Professor Joan Anim-Addo’s Imoinda: A Story of Love and Slavery will debut at the 7th London Festival of American Music at the end of February.

The works draws on Aphra Behn’s celebrated 17th Century novel Oroonoko to explore the tragic tale of two people who fell in love in Guinea only to find each other at a plantation in the West Indies where they are both slaves.

Professor Anim-Addo’s work addresses slavery and the beginnings of Afro-Caribbean culture by literally giving voice to Imoinda, who is silent in Behn’s novel, as we follow her journey with her lover Oroonoko.

Professor Anim-Addo, professor of Caribbean Literature and Culture in the Centre for Caribbean and Diaspora Studies, said she wanted to create a work of “tremendous scale and possibility” which would be “not only a tale of survival but of the birth of the Caribbean."

She said: “I had to write an opera, because the capacity shown by the African-heritage people to survive in the new world has to be a story celebrated in song, dance, music."

Professor Anim-Addo continued: “It also draws deftly on African and Caribbean music and songs to narrate the history of African enslavement and dispossession.

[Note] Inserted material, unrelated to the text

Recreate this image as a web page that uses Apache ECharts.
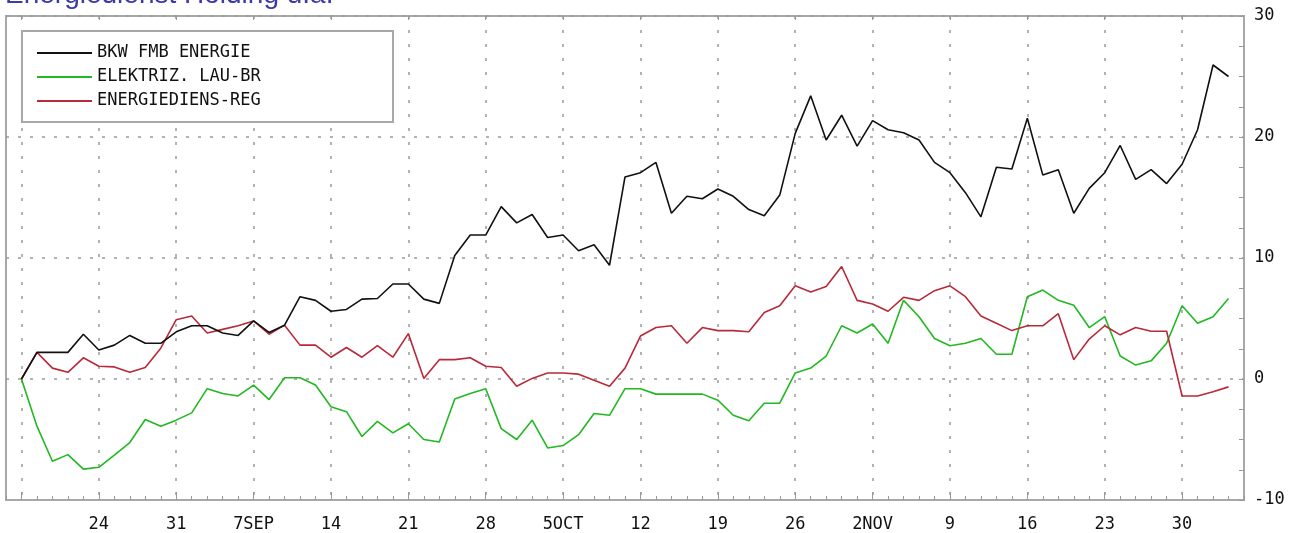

The signals are all there to be discovered in the text.”

The new work is a collaboration with renowned composer and conductor Odaline de La Martinez, who will also be leading the three performances.

The premiere on 27 February presents Imoinda as a trilogy with three distinct spaces – Africa, the nightmare canoe (or ship) and the plantation – marking key moments in the narrative of the main characters.

Imoinda: A Story of Love and Slavery is being performed on 27 February, 1 and 2 March. Tickets can be booked via the 7th London Festival of American Music.